Back in 1999, Internal Revenue Code Section 457 plans were removed from financial reporting requirements through the Governmental Accounting Standards Board Statement No. 32 (GASB 32). Now, 20 years later, the GASB released an exposure draft on the Proposed Statement – “Internal Revenue Code Section 457 Deferred Compensation Plans That Meet the Definition of a Pension Plan and Supersession of GASB Statement 32.”

This proposed Statement is intended to improve the relevance, consistency, and comparability of the accounting and financial reporting for Section 457 plans that meet the definition of a pension plan. This involves arrangements through which pensions are determined, assets dedicated for pensions (if any) are accumulated and managed, and benefits are paid as they come due. Simply put, in order for a deferred compensation plan to be considered a pension plan, the employer needs to provide a benefit to the employee.

In most situations, the benefit will likely be an employer contribution. For example, if a municipality provides employees with a Defined Contribution 457 Plan, in which only employees contribute, the employer would not be providing a benefit, and this would not be considered a pension plan. However, if the employer also contributes to the plan, they would be providing a benefit, and the plan would be considered a pension plan, and fall under the standard.

While employer contributions are the most common way for an employer to provide employees with a benefit, it is not the only way. For example, a municipality may not make a contribution to its Defined Benefit 457 Plan, but provide a guaranteed rate of return.

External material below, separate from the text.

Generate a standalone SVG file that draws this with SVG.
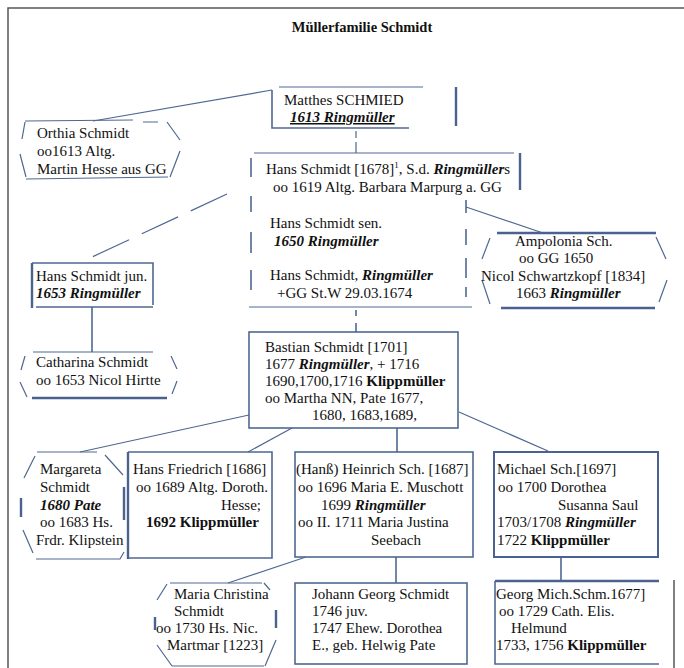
<svg xmlns="http://www.w3.org/2000/svg" width="684" height="668" viewBox="0 0 684 668">
<style>
.ln{stroke:#4f6891;stroke-width:1.2;fill:none}
.bx{stroke:#4f6891;stroke-width:1.6;fill:none}
.tk{stroke:#4a6290;stroke-width:2.4;fill:none}
.fr{stroke:#555;stroke-width:1.5;fill:none}
.t{font-family:"Liberation Serif","Times New Roman",serif;font-size:15px;fill:#111}
.bi{font-weight:bold;font-style:italic}
.b{font-weight:bold}
</style>
<rect width="684" height="668" fill="#fff"/>
<g id="frame">
<path class="fr" d="M8 668 V8 H684"/>
<path class="fr" d="M674 580 V668"/>
</g>
<text id="title" class="t b" x="362" y="32" font-size="14.5" text-anchor="middle" style="font-size:14.5px">Müllerfamilie Schmidt</text>
<g id="connectors">
<path class="ln" d="M272 90 L93 121"/>
<path class="ln" d="M356 131 V138 M356 142 V153"/>
<path class="ln" d="M227 194 L92 257" stroke-dasharray="40 14"/>
<path class="ln" d="M466 207 L543 233"/>
<path class="bx" d="M356 310 V316 M356 323 V332"/>
<path class="bx" d="M92 307 V352"/>
<path class="ln" d="M249 415 L80 452"/>
<path class="ln" d="M292 428 L248 452"/>
<path class="bx" d="M397 428 V452"/>
<path class="ln" d="M459 412 L548 451"/>
<path class="ln" d="M306 557 L228 583"/>
<path class="bx" d="M396 557 V583"/>
<path class="bx" d="M561 557 V581"/>
</g>
<g id="matthes">
<path class="ln" d="M279 87 H423"/>
<path class="bx" d="M272 90 V128 H409"/>
<path class="tk" d="M456 87 V126"/>
<text class="t" x="284" y="105">Matthes SCHMIED</text>
<text class="t bi" x="290" y="122" text-decoration="underline">1613 Ringmüller</text>
</g>
<g id="orthia">
<path class="ln" d="M25 121 L133 120 M143 122 H158 M167 122 L180 140 M180 151 L170 177 M26 179 L168 177 M25 122 L22 139 M20 154 L26 177"/>
<text class="t" x="37" y="138">Orthia Schmidt</text>
<text class="t" x="37" y="156">oo1613 Altg.</text>
<text class="t" x="37" y="174">Martin Hesse aus GG</text>
</g>
<g id="hans1678">
<path class="ln" d="M254 153 H514"/>
<path class="tk" d="M520 153 V190"/>
<path class="bx" d="M251 158 V177 M251 196 V212 M251 232 V253 M251 270 V290"/>
<path class="bx" d="M466 200 V213 M466 229 V245 M466 258 V278 M466 287 V297"/>
<path class="ln" d="M249 307 H472"/>
<text class="t" x="266" y="174">Hans Schmidt [1678]<tspan font-size="9" dy="-6">1</tspan><tspan dy="6">, S.d. </tspan><tspan class="bi">Ringmüller</tspan>s</text>
<text class="t" x="273" y="192">oo 1619 Altg. Barbara Marpurg a. GG</text>
<text class="t" x="270" y="228">Hans Schmidt sen.</text>
<text class="t bi" x="274" y="246">1650 Ringmüller</text>
<text class="t" x="270" y="280">Hans Schmidt, <tspan class="bi">Ringmüller</tspan></text>
<text class="t" x="277" y="298">+GG St.W 29.03.1674</text>
</g>
<g id="ampolonia">
<path class="tk" d="M497 233 H656 M501 308 H655"/>
<path class="ln" d="M490 238 L482 259 M482 280 L490 304 M656 237 L666 259 M667 280 L659 302"/>
<text class="t" x="515" y="246">Ampolonia Sch.</text>
<text class="t" x="519" y="263">oo GG 1650</text>
<text class="t" x="481" y="281">Nicol Schwartzkopf [1834]</text>
<text class="t" x="516" y="298">1663 <tspan class="bi">Ringmüller</tspan></text>
</g>
<g id="hansjun">
<path class="bx" d="M32 263 H153 V305 M36 307 H153"/>
<path class="tk" d="M32 263 V308"/>
<text class="t" x="36" y="281">Hans Schmidt jun.</text>
<text class="t bi" x="36" y="298">1653 Ringmüller</text>
</g>
<g id="catharina">
<path class="ln" d="M33 352 H153 M25 356 L21 370 M20 382 L27 397 M171 356 L177 369 M177 381 L172 394"/>
<path class="tk" d="M32 398 H167"/>
<text class="t" x="36" y="367">Catharina Schmidt</text>
<text class="t" x="36" y="385">oo 1653 Nicol Hirtte</text>
</g>
<g id="bastian">
<rect class="bx" x="249" y="332" width="209" height="96"/>
<text class="t" x="265" y="352">Bastian Schmidt [1701]</text>
<text class="t" x="265" y="369">1677 <tspan class="bi">Ringmüller</tspan>, + 1716</text>
<text class="t" x="265" y="386">1690,1700,1716 <tspan class="b">Klippmüller</tspan></text>
<text class="t" x="265" y="403">oo Martha NN, Pate 1677,</text>
<text class="t" x="312" y="420">1680, 1683,1689,</text>
</g>
<g id="margareta">
<path class="ln" d="M37 452 H97 M35 456 L24 478 M23 530 L33 553 M36 559 H120 L124 552 M105 455 L123 475"/>
<path class="tk" d="M21 498 V517 M124 487 V520"/>
<text class="t" x="40" y="474">Margareta</text>
<text class="t" x="40" y="492">Schmidt</text>
<text class="t bi" x="40" y="510">1680 Pate</text>
<text class="t" x="40" y="527">oo 1683 Hs.</text>
<text class="t" x="36" y="545">Frdr. Klipstein</text>
</g>
<g id="hansfriedrich">
<path class="bx" d="M128 452 H272 V558 H128"/>
<path class="tk" d="M128 452 V559"/>
<text class="t" x="133" y="474">Hans Friedrich [1686]</text>
<text class="t" x="136" y="492">oo 1689 Altg. Doroth.</text>
<text class="t" x="221" y="510">Hesse;</text>
<text class="t b" x="146" y="527">1692 Klippmüller</text>
</g>
<g id="heinrich">
<rect class="bx" x="295" y="452" width="178" height="105"/>
<text class="t" x="296" y="474">(Hanß) Heinrich Sch. [1687]</text>
<text class="t" x="298" y="492">oo 1696 Maria E. Muschott</text>
<text class="t" x="321" y="510">1699 <tspan class="bi">Ringmüller</tspan></text>
<text class="t" x="298" y="527">oo II. 1711 Maria Justina</text>
<text class="t" x="371" y="545">Seebach</text>
</g>
<g id="michael">
<rect class="tk" x="494" y="452" width="164" height="105" style="stroke-width:2"/>
<text class="t" x="497" y="474">Michael Sch.[1697]</text>
<text class="t" x="498" y="492">oo 1700 Dorothea</text>
<text class="t" x="558" y="510">Susanna Saul</text>
<text class="t" x="497" y="527">1703/1708 <tspan class="bi">Ringmüller</tspan></text>
<text class="t" x="497" y="545">1722 <tspan class="b">Klippmüller</tspan></text>
</g>
<g id="mariachristina">
<path class="ln" d="M170 583 H262 M167 584 L157 600 M157 645 L172 666 M172 666 H264 M264 583 L270 590 M276 640 L265 666"/>
<path class="tk" d="M155 617 V630 M276 610 V628"/>
<text class="t" x="174" y="599">Maria Christina</text>
<text class="t" x="174" y="616">Schmidt</text>
<text class="t" x="156" y="633">oo 1730 Hs. Nic.</text>
<text class="t" x="167" y="650">Martmar [1223]</text>
</g>
<g id="johann">
<rect class="bx" x="295" y="583" width="172" height="81"/>
<text class="t" x="312" y="599">Johann Georg Schmidt</text>
<text class="t" x="312" y="616">1746 juv.</text>
<text class="t" x="312" y="633">1747 Ehew. Dorothea</text>
<text class="t" x="312" y="650">E., geb. Helwig Pate</text>
</g>
<g id="georg">
<path class="bx" d="M495 581 V664 H659"/>
<path class="tk" d="M495 581 H659"/>
<text class="t" x="496" y="599">Georg Mich.Schm.1677]</text>
<text class="t" x="499" y="616">oo 1729 Cath. Elis.</text>
<text class="t" x="511" y="633">Helmund</text>
<text class="t" x="496" y="650">1733, 1756 <tspan class="b">Klippmüller</tspan></text>
</g>
</svg>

This guarantee is considered a benefit and thus this plan would be considered a pension and fall under the provisions of new standard.

If a municipality has determined that its 457 plan indeed provides a benefit to employees and is considered a pension plan, then all accounting and financial reporting requirements that are relevant to pension plans should be applied, effectively following the standards of GASB 67/68 or GASB 73, depending on if the plan is administered through a trust or not.

This proposed Statement would be effective for fiscal years beginning after December 15, 2020, which would most commonly be fiscal years beginning January 1, 2021 or July 1, 2021. Municipalities and benefit plan managers within them need to be aware of the possible changes coming through GASB and prepare accordingly.